Humanitäre Hilfe: zu welchem Preis?
„Vor diesem Hintergrund stellte die Lieferung nach Bakhmut ein erhebliches Risiko für unsere Teams dar", sagt Bruno Michon, HI-Logistikmanager in der Ukraine. "Wir mussten jedoch die Entscheidung treffen, ob wir den Transport machen wollten oder nicht. Wie groß war der humanitäre Nutzen dieses Einsatzes im Vergleich zu dem Sicherheitsrisiko, das er für alle Beteiligten darstellte? Bakhmut war für uns unerreichbar. Wie konnten wir also die Güter zu den Bedürftigen bringen?" fragte sich Michon. Die Antwort kam von den Einwohner*innen von Bakhmut selbst und den Freiwilligen, die für die Entgegennahme der Hilfsgüter zuständig waren.

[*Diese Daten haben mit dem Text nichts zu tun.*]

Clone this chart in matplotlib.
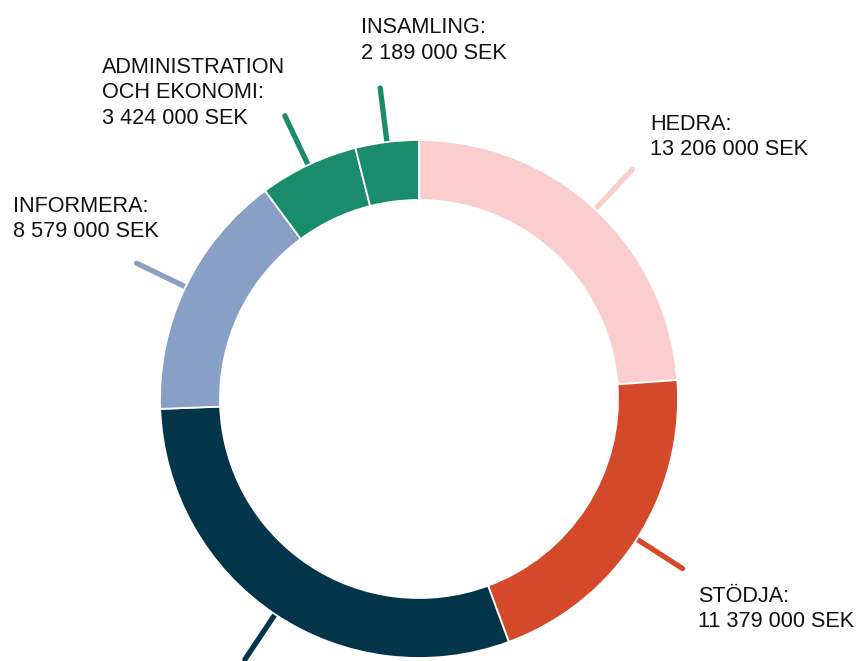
import matplotlib
matplotlib.use("Agg")
import matplotlib.pyplot as plt
import numpy as np

# ---- data ----
categories = ["HEDRA", "STÖDJA", "", "INFORMERA", "ADMINISTRATION\nOCH EKONOMI", "INSAMLING"]
values = [13206000, 11379000, 16640000, 8579000, 3424000, 2189000]
colors = ["#F9CECC", "#D4492A", "#02354A", "#88A0C5", "#1A8C6C", "#1A8C6C"]

def fmt(v):
    return f"{v:,}".replace(",", " ") + " SEK"

# ---- layout (pixels) ----
W, H = 860, 661
cx, cy, R = 419, 399, 259          # centre and outer radius in px
ring = 60 / 259
# first-line baseline anchor for each label (left x, baseline y) in px
label_pos = [(650, 130), (698, 601.7), None, (12.7, 211.7), (101.7, 72.7), (360.7, 33.3)]
line_step = 25.4

fig = plt.figure(figsize=(W / 100, H / 100), dpi=100)
ax = fig.add_axes([0, 0, 1, 1])
wedges, _ = ax.pie(values, colors=colors, startangle=90, counterclock=False,
                   radius=1.0,
                   wedgeprops=dict(width=ring, edgecolor="white", linewidth=1.3))
for w in wedges:
    w.set_zorder(3)

for w, col in zip(wedges, colors):
    mid = np.deg2rad((w.theta1 + w.theta2) / 2)
    r0, r1 = 0.95, 1.21
    ax.plot([r0 * np.cos(mid), r1 * np.cos(mid)], [r0 * np.sin(mid), r1 * np.sin(mid)],
            color=col, lw=3.8, solid_capstyle="round", zorder=1)

ax.set_xlim(-cx / R, (W - cx) / R)
ax.set_ylim(-(H - cy) / R, cy / R)
ax.set_aspect("equal", adjustable="box")
ax.axis("off")

font = dict(family=["Liberation Sans", "DejaVu Sans"], fontsize=15.6, color="#111111")
for cat, v, pos in zip(categories, values, label_pos):
    if pos is None:
        continue
    lines = (cat + ":").split("\n") + [fmt(v)]
    x, y = pos
    for i, ln in enumerate(lines):
        fig.text(x / W, 1 - (y + i * line_step) / H, ln, ha="left", va="baseline", **font)

fig.savefig("out.png", dpi=100)
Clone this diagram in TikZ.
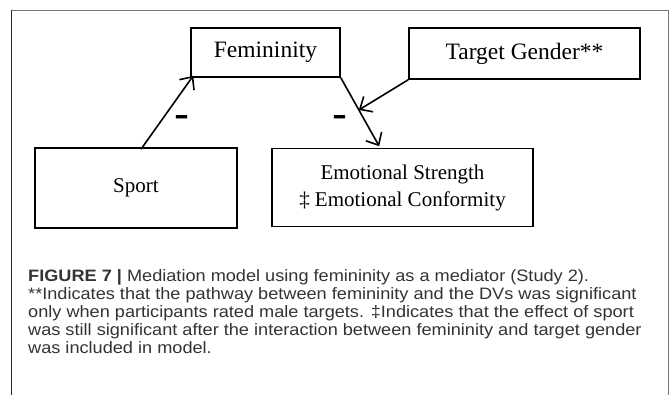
\documentclass[tikz,border=0pt]{standalone}
\usepackage{fontspec}
\setmainfont{Liberation Serif}
\newfontfamily\capfont[FakeStretch=1.1]{Liberation Sans}
\usetikzlibrary{arrows.meta,calc}
\definecolor{captxt}{HTML}{333333}
\definecolor{framegray}{HTML}{777777}
\tikzset{
  box/.style={draw=black, line width=1.6pt, inner sep=0pt, align=center},
  toplabel/.style={font=\fontsize{23.5}{26}\selectfont},
  botlabel/.style={font=\fontsize{21}{27}\selectfont},
  path arrow/.style={line width=1.6pt, -{Straight Barb[length=10pt,width=18pt,line width=1.6pt]}},
  minuslabel/.style={font=\fontsize{22}{24}\selectfont\bfseries, inner sep=0pt},
}
\begin{document}
\begin{tikzpicture}[x=1pt,y=-1pt]
\useasboundingbox (0,0) rectangle (670,395);
\fill[white] (0,0) rectangle (670,395);
% frame
\draw[line width=0.9pt, framegray] (11,10) -- (668,10) -- (668,395);
\draw[line width=0.9pt, black!85] (11,10) -- (11,395);
% boxes
\node[box, toplabel, minimum width=149pt, minimum height=49pt] (fem) at (265.5,52.5) {Femininity};
\node[box, toplabel, minimum width=231pt, minimum height=51pt] (tg) at (524.5,53.5) {Target Gender**};
\node[box, botlabel, minimum width=202pt, minimum height=80pt] (sport) at (136,188) {Sport};
\node[box, botlabel, minimum width=261pt, minimum height=78pt] (emot) at (402.5,187.5) {Emotional Strength\\‡ Emotional Conformity};
% connectors
\coordinate (a1) at ($(sport.north)+(5,2)$);
\coordinate (b1) at ($(fem.south west)+(3,-2)$);
\draw[path arrow] (a1) -- (b1);
\coordinate (a2) at (fem.south east);
\coordinate (b2) at ($(emot.north west)+(108,-1.5)$);
\draw[path arrow] (a2) -- (b2);
\coordinate (m) at ($(a2)!0.47!(b2)$);
\draw[path arrow] (tg.south west) -- (m);
% signs
\node[minuslabel] (s1) at (182,122) {\scalebox{1}[2.2]{–}};
\node[minuslabel] (s2) at (340,122) {\scalebox{1}[2.2]{–}};
% caption
\node[anchor=base west, inner sep=0pt, align=left, text=captxt,
      font=\capfont\fontsize{16.5}{18.2}\selectfont] (cap) at (28,354)
  {\textbf{FIGURE 7 |} Mediation model using femininity as a mediator (Study 2).\\
   **Indicates that the pathway between femininity and the DVs was significant\\
   only when participants rated male targets. ‡Indicates that the effect of sport\\
   was still significant after the interaction between femininity and target gender\\
   was included in model.};
\end{tikzpicture}
\end{document}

„Sie teilten uns mit, dass sie einen Lastwagen und ein paar Liter Treibstoff gefunden hatten. Die freiwilligen Helfer*innen schlugen vor, dass wir uns treffen sollten, um die Waren von einem Lastwagen auf den anderen umzuladen, das nannten sie den 'Kuss', der 10 Minuten von Bakhmut entfernt in Ivanivske stattfinden sollte. Wir akzeptierten ihren Vorschlag. Dieser "Kuss" musste jedoch auf die Minute genau geplant werden, ohne dass beim Ent- und Beladen der beiden Lastwagen Zeit verloren ging. Genau bei diesem Schritt sind die Teams am meisten gefährdet", so Michon.
Ein "Kuss" in Ivanivske
Am 12. Juli 2022 um 6:20 Uhr morgens verließ der HI-Fahrer Taras die Stadt Dnipro mit den Hilfsgütern. Um 09:40 Uhr erhielten die freiwilligen Helfer*innen von ‚Save The Children‘ in Bakhmut das Signal: Es ist soweit! Sie hatten nur 25 Minuten Zeit, um zum Treffpunkt in Ivanivske zu gelangen. Die Anspannung war groß, es gab keine Zeit zu verlieren. Um 10:05 Uhr parkten die beiden Lastwagen Rücken an Rücken und die Kisten wurden hektisch von einem zum anderen transportiert. Die Aktion dauerte nur wenige Minuten, ehe die beiden Lastwagen wieder in entgegengesetzter Richtung abfuhren. Dank logistischer Kompetenz und einer Kette der Solidarität konnten die Menschen mit lebenswichtigen Nahrungsmitteln versorgen.